In the second half of the book, Williams examines how the womanist perspective provides distinct insights to theology. Williams argues that Black women's experience has been overlooked in theology, including black liberation theology and white feminist theology, and that womanist theology, by centering black women's experience, offers an important corrective. "The issue is an understanding of biblical accounts about God that allows various communities of poor, oppressed black women and men to hear and see the doing of the good news in a way that is meaningful for their lives."

== Dialogue between womanist theologians and other liberation theologies ==
Williams supported dialogue between feminists and womanists as well as between womanists and black liberationists, Asian feminist theologians, and mujerista theologians – to achieve a greater good. While she was not naïve in believing that this alone would eradicate racism or sexism, Williams found a dialogical sharing of resources was important because "all women regardless of race or class, have developed survival strategies that have helped [them to] arrive sane at [their] present social and cultural locations".

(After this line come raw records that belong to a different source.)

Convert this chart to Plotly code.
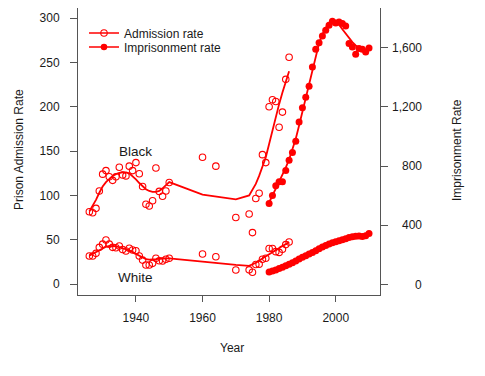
import plotly.graph_objects as go

# ---------------- data ----------------
adm_years = [1926, 1927, 1928, 1929, 1930, 1931, 1932, 1933, 1934, 1935, 1936, 1937, 1938,
             1939, 1940, 1941, 1942, 1943, 1944, 1945, 1946, 1947, 1948, 1949, 1950,
             1960, 1964, 1970, 1974, 1975, 1976, 1977, 1978, 1979, 1980, 1981, 1982,
             1983, 1984, 1985, 1986]
black_adm = [81.6, 80.5, 85.4, 105, 124, 128, 121, 117, 121, 131.7, 123, 122, 133,
             128, 137, 124.5, 110, 90, 88, 94, 131, 104.5, 99, 105, 114.5,
             143, 133, 75, 79, 58, 96.5, 102.5, 146, 137, 200, 208, 206,
             177, 194, 231, 256]
white_adm = [31.6, 31.6, 34.6, 41.4, 45, 49.7, 45, 41.4, 41, 42.9, 39, 37.2, 40.3,
             38.4, 37.6, 31.6, 27, 21.4, 21.4, 23.3, 29, 26.3, 26, 27.9, 29,
             33.9, 30.8, 15.8, 16, 13.3, 22, 22.4, 27.9, 29, 40, 40, 36.5,
             35.7, 39.3, 44.5, 47.4]
black_adm_smooth = [82, 88, 95, 103, 110, 115, 119, 122, 124, 125.5, 126, 126, 125,
                    122, 118, 114, 110, 107, 105, 104, 104, 105, 108, 112, 115,
                    101, 98.5, 95.5, 100, 106, 113, 122, 132, 143, 158, 174, 189,
                    203, 216, 228, 240]
white_adm_smooth = [32, 34, 36, 38.5, 40.5, 42, 43, 43, 42.5, 41.5, 40.5, 39.5, 38,
                    36, 34, 31.5, 29.5, 28, 27.5, 27.5, 28, 28.5, 29, 29, 29,
                    25, 23.5, 21.5, 20.5, 22, 24, 26.5, 29, 31.5, 34, 36.5, 38.5,
                    40.5, 43, 45, 47.5]

imp_years = list(range(1980, 2011))
black_imp = [549, 603, 668, 695, 695, 771, 841, 893, 969, 1099, 1194, 1266, 1340, 1470,
             1589, 1634, 1679, 1717, 1751, 1778, 1767, 1773, 1763, 1747, 1628, 1605,
             1556, 1594, 1589, 1571, 1598]
black_imp_smooth = [555, 600, 648, 695, 740, 790, 845, 910, 985, 1075, 1170, 1265, 1360,
                    1460, 1555, 1630, 1690, 1735, 1765, 1778, 1775, 1755, 1725, 1695,
                    1665, 1638, 1615, 1600, 1590, 1586, 1588]
white_imp = [85, 92, 100, 110, 118, 128, 138, 148, 160, 173, 185, 196, 207, 218, 230,
             243, 255, 265, 275, 283, 290, 296, 303, 310, 318, 323, 327, 328, 326, 330,
             345]

x_ticks = [1940, 1960, 1980, 2000]
left_ticks = [0, 50, 100, 150, 200, 250, 300]
right_ticks = [0, 400, 800, 1200, 1600]
right_tick_labels = ["0", "400", "800", "1,200", "1,600"]

RED = "#FF0000"
FONT = "Liberation Sans"
TXT = "#1a1a1a"
LINEC = "#555555"

# page body has an 8px default margin; plot box on screen: x 78..380, y 8..295
L, R, T, B = 78, 380, 8, 295
def px(sx):
    return (sx - L) / (R - L)
def py(sy):
    return (B - sy) / (B - T)

fig = go.Figure()

# admission rate: smooth lines + open circles
for ys in (black_adm_smooth, white_adm_smooth):
    fig.add_trace(go.Scatter(x=adm_years, y=ys, mode="lines",
                             line=dict(color=RED, width=1.8), showlegend=False, hoverinfo="skip"))
for ys in (black_adm, white_adm):
    fig.add_trace(go.Scatter(x=adm_years, y=ys, mode="markers",
                             marker=dict(symbol="circle-open", size=6.5, color=RED,
                                         line=dict(width=1.1, color=RED)),
                             showlegend=False))

# imprisonment rate on right axis
fig.add_trace(go.Scatter(x=imp_years, y=black_imp_smooth, mode="lines", yaxis="y2",
                         line=dict(color=RED, width=1.8), showlegend=False, hoverinfo="skip"))
fig.add_trace(go.Scatter(x=imp_years, y=black_imp, mode="markers", yaxis="y2",
                         marker=dict(symbol="circle", size=7, color=RED), showlegend=False))
fig.add_trace(go.Scatter(x=imp_years, y=white_imp, mode="lines+markers", yaxis="y2",
                         line=dict(color=RED, width=1.8),
                         marker=dict(symbol="circle", size=7, color=RED), showlegend=False))

# legend entries (two legends so rows can sit close together)
fig.add_trace(go.Scatter(x=[None], y=[None], mode="lines+markers", name="Admission rate",
                         legend="legend",
                         line=dict(color=RED, width=1.3),
                         marker=dict(symbol="circle-open", size=6.5, color=RED, line=dict(width=1.1))))
fig.add_trace(go.Scatter(x=[None], y=[None], mode="lines+markers", name="Imprisonment rate",
                         legend="legend2",
                         line=dict(color=RED, width=1.3),
                         marker=dict(symbol="circle", size=6.5, color=RED)))

annotations = [
    dict(text="Black", x=1940, y=149, xref="x", yref="y", showarrow=False,
         font=dict(family=FONT, size=13.5, color=TXT)),
    dict(text="White", x=1940, y=7.5, xref="x", yref="y", showarrow=False,
         font=dict(family=FONT, size=13.5, color=TXT)),
    dict(text="Year", x=px(232), y=py(348), xref="paper", yref="paper",
         xanchor="center", yanchor="middle",
         showarrow=False, font=dict(family=FONT, size=12, color=TXT)),
    dict(text="Prison Admission Rate", x=px(19), y=py(150), xref="paper", yref="paper",
         xanchor="center", yanchor="middle",
         showarrow=False, textangle=-90, font=dict(family=FONT, size=12, color=TXT)),
    dict(text="Imprisonment Rate", x=px(457), y=py(150), xref="paper", yref="paper",
         xanchor="center", yanchor="middle",
         showarrow=False, textangle=-90, font=dict(family=FONT, size=12, color=TXT)),
]
for v, lab in zip(right_ticks, right_tick_labels):
    annotations.append(dict(text=lab, x=px(424), y=v, xref="paper", yref="y2",
                            xanchor="right", yanchor="middle", showarrow=False,
                            font=dict(family=FONT, size=12, color=TXT)))

legend_common = dict(xanchor="left", yanchor="middle", bgcolor="rgba(0,0,0,0)",
                     font=dict(family=FONT, size=12, color=TXT), itemwidth=30)

fig.update_layout(
    width=477, height=368,
    margin=dict(l=70, r=105, t=0, b=81),
    paper_bgcolor="white", plot_bgcolor="white",
    font=dict(family=FONT, size=12, color=TXT),
    xaxis=dict(range=[1922.6, 2013.3], tickvals=x_ticks, ticks="outside", ticklen=6,
               tickcolor=LINEC, showline=True, linecolor=LINEC, linewidth=1, mirror=True,
               showgrid=False, zeroline=False, tickfont=dict(size=12, color=TXT),
               ticklabelstandoff=6),
    yaxis=dict(range=[-12.4, 311.5], tickvals=left_ticks, ticks="outside", ticklen=7,
               tickcolor=LINEC, showline=True, linecolor=LINEC, linewidth=1, mirror=True,
               showgrid=False, zeroline=False, tickfont=dict(size=12, color=TXT),
               ticklabelstandoff=8),
    yaxis2=dict(range=[-69.5, 1868], overlaying="y", side="right", tickvals=right_ticks,
                ticks="outside", ticklen=7, tickcolor=LINEC, showticklabels=False,
                showline=False, showgrid=False, zeroline=False),
    legend=dict(x=px(84), y=py(33), **legend_common),
    legend2=dict(x=px(84), y=py(47), **legend_common),
    annotations=annotations,
    showlegend=True,
)

fig.write_html("out.html")
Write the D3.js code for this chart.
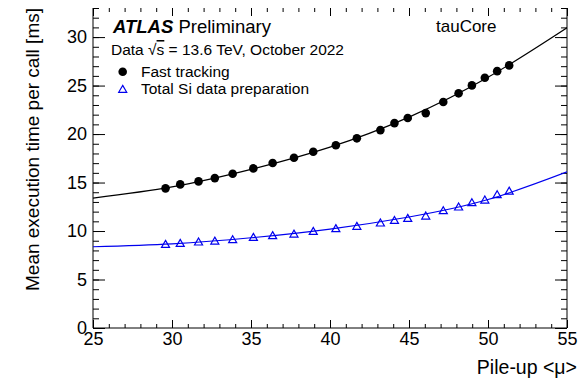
<!DOCTYPE html>
<html>
<head>
<meta charset="utf-8">
<script src="https://cdn.jsdelivr.net/npm/d3@7"></script>
<style>
  html, body { margin: 0; padding: 0; background: #fff; }
  svg { display: block; font-family: "Liberation Sans", Arial, Helvetica, sans-serif; }
</style>
</head>
<body>
<div id="chart"></div>
<script>
// pile-up values of the measured points
const pileup = [29.59, 30.52, 31.68, 32.71, 33.84, 35.15, 36.37, 37.72, 38.94, 40.37,
  41.7, 43.19, 44.08, 44.92, 46.06, 47.17, 48.14, 48.98, 49.8, 50.58, 51.34];
const fastTracking = [14.40, 14.81, 15.12, 15.46, 15.91, 16.46, 17.01, 17.56, 18.18, 18.84,
  19.56, 20.41, 21.13, 21.65, 22.16, 23.30, 24.20, 25.02, 25.80, 26.49, 27.08];
const siDataPrep = [8.66, 8.76, 8.90, 9.00, 9.14, 9.38, 9.56, 9.72, 10.00, 10.28,
  10.52, 10.86, 11.13, 11.34, 11.58, 12.13, 12.51, 12.96, 13.23, 13.78, 14.15];

// fitted curves
const fitMu = [25, 30, 35, 40, 45, 50, 55];
const fitFast = [13.4, 14.55, 16.35, 18.65, 21.75, 25.85, 30.96];
const fitSi = [8.38, 8.68, 9.3, 10.2, 11.45, 13.25, 16.1];

const xMajor = [25, 30, 35, 40, 45, 50, 55];
const yMajor = [0, 5, 10, 15, 20, 25, 30];

const width = 579, height = 380;
const plot = { left: 93, right: 567, top: 8, bottom: 328 };

const svg = d3.select('#chart').append('svg')
  .attr('width', width)
  .attr('height', height);

const x = d3.scaleLinear().domain([25, 55]).range([plot.left, plot.right]);
const y = d3.scaleLinear().domain([0, 33]).range([plot.bottom, plot.top]);

// clip for the fit lines
svg.append('clipPath').attr('id', 'plot')
  .append('rect')
  .attr('x', plot.left).attr('y', plot.top)
  .attr('width', plot.right - plot.left).attr('height', plot.bottom - plot.top);

function styleAxis(g) {
  g.select('.domain').remove();
  g.selectAll('.tick line').attr('stroke', '#000').attr('stroke-width', 1);
  g.selectAll('.tick text')
    .attr('fill', '#000')
    .style('font-size', '18px')
    .style('font-family', '"Liberation Sans", Arial, Helvetica, sans-serif');
}

// bottom axis
svg.append('g')
  .attr('transform', `translate(0,${plot.bottom})`)
  .call(d3.axisBottom(x).tickValues(d3.range(25, 56, 1)).tickSize(-4).tickFormat(''))
  .call(styleAxis);
svg.append('g')
  .attr('transform', `translate(0,${plot.bottom})`)
  .call(d3.axisBottom(x).tickValues(xMajor).tickSize(-8).tickPadding(4).tickFormat(d3.format('d')))
  .call(styleAxis);

// top axis (ticks only)
svg.append('g')
  .attr('transform', `translate(0,${plot.top})`)
  .call(d3.axisTop(x).tickValues(d3.range(25, 56, 1)).tickSize(-4).tickFormat(''))
  .call(styleAxis);
svg.append('g')
  .attr('transform', `translate(0,${plot.top})`)
  .call(d3.axisTop(x).tickValues(xMajor).tickSize(-8).tickFormat(''))
  .call(styleAxis);

// left axis
svg.append('g')
  .attr('transform', `translate(${plot.left},0)`)
  .call(d3.axisLeft(y).tickValues(d3.range(0, 34, 1)).tickSize(-6).tickFormat(''))
  .call(styleAxis);
svg.append('g')
  .attr('transform', `translate(${plot.left},0)`)
  .call(d3.axisLeft(y).tickValues(yMajor).tickSize(-12).tickPadding(6).tickFormat(d3.format('d')))
  .call(styleAxis);

// right axis (ticks only)
svg.append('g')
  .attr('transform', `translate(${plot.right},0)`)
  .call(d3.axisRight(y).tickValues(d3.range(0, 34, 1)).tickSize(-6).tickFormat(''))
  .call(styleAxis);
svg.append('g')
  .attr('transform', `translate(${plot.right},0)`)
  .call(d3.axisRight(y).tickValues(yMajor).tickSize(-12).tickFormat(''))
  .call(styleAxis);

// frame: left, bottom and right sides (top edge is cut off in the picture)
svg.append('path')
  .attr('d', `M${plot.left},${plot.top}V${plot.bottom}H${plot.right}V${plot.top}`)
  .attr('fill', 'none')
  .attr('stroke', '#000')
  .attr('stroke-width', 1);

// fit curves
const line = d3.line()
  .x(d => x(d[0]))
  .y(d => y(d[1]))
  .curve(d3.curveNatural);

svg.append('path')
  .datum(fitMu.map((m, i) => [m, fitFast[i]]))
  .attr('clip-path', 'url(#plot)')
  .attr('d', line)
  .attr('fill', 'none')
  .attr('stroke', '#000')
  .attr('stroke-width', 1.2);

svg.append('path')
  .datum(fitMu.map((m, i) => [m, fitSi[i]]))
  .attr('clip-path', 'url(#plot)')
  .attr('d', line)
  .attr('fill', 'none')
  .attr('stroke', '#0000ee')
  .attr('stroke-width', 1.1);

// markers
const tri = d3.symbol().type(d3.symbolTriangle).size(28);

svg.append('g').selectAll('circle')
  .data(pileup.map((m, i) => [m, fastTracking[i]]))
  .enter()
  .append('circle')
  .attr('cx', d => x(d[0]))
  .attr('cy', d => y(d[1]))
  .attr('r', 4.3)
  .attr('fill', '#000');

svg.append('g').selectAll('path')
  .data(pileup.map((m, i) => [m, siDataPrep[i]]))
  .enter()
  .append('path')
  .attr('transform', d => `translate(${x(d[0])},${y(d[1]) + 1})`)
  .attr('d', tri)
  .attr('fill', 'none')
  .attr('stroke', '#0000ee')
  .attr('stroke-width', 1.2);

// axis titles
svg.append('text')
  .attr('x', 577).attr('y', 374)
  .attr('text-anchor', 'end')
  .style('font-size', '19.5px')
  .text('Pile-up <μ>');

svg.append('text')
  .attr('transform', 'translate(39,8) rotate(-90)')
  .attr('text-anchor', 'end')
  .style('font-size', '19px')
  .text('Mean execution time per call [ms]');

// labels
const atlas = svg.append('text')
  .attr('x', 113).attr('y', 33)
  .style('font-size', '18.5px');
atlas.append('tspan').style('font-weight', 'bold').style('font-style', 'italic').text('ATLAS');
atlas.append('tspan').text(' Preliminary');

const dataLabel = svg.append('text')
  .attr('x', 111).attr('y', 55)
  .style('font-size', '15.5px');
dataLabel.append('tspan').text('Data √');
dataLabel.append('tspan').style('text-decoration', 'overline').text('s');
dataLabel.append('tspan').text(' = 13.6 TeV, October 2022');

svg.append('text')
  .attr('x', 436).attr('y', 32)
  .style('font-size', '17px')
  .text('tauCore');

// legend
svg.append('circle')
  .attr('cx', 122.7).attr('cy', 71.7)
  .attr('r', 4.3)
  .attr('fill', '#000');
svg.append('text')
  .attr('x', 141).attr('y', 77)
  .style('font-size', '15.5px')
  .text('Fast tracking');

svg.append('path')
  .attr('transform', 'translate(122.7,90)')
  .attr('d', tri)
  .attr('fill', 'none')
  .attr('stroke', '#0000ee')
  .attr('stroke-width', 1.2);
svg.append('text')
  .attr('x', 141).attr('y', 94)
  .style('font-size', '15.5px')
  .text('Total Si data preparation');
</script>
</body>
</html>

She recognized that "there has been little to no conversations among women for the purpose of swapping stories about the nature of these survival strategies". She stated in the Journal of Feminist Studies in Religion: "we feminist-womanist women need to remember, commemorate, and lift up for ourselves and subsequent generations of women the resistance events and ideas that have birthed and kept alive women's rights struggle ... create resistant rituals that can be enacted wherever feminist and womanist meet to share survival strategies and plan attacks upon patriarchal and white supremacist mind-sets and practices in American institutional life." By sharing survival stories, new resources are developed for resistance.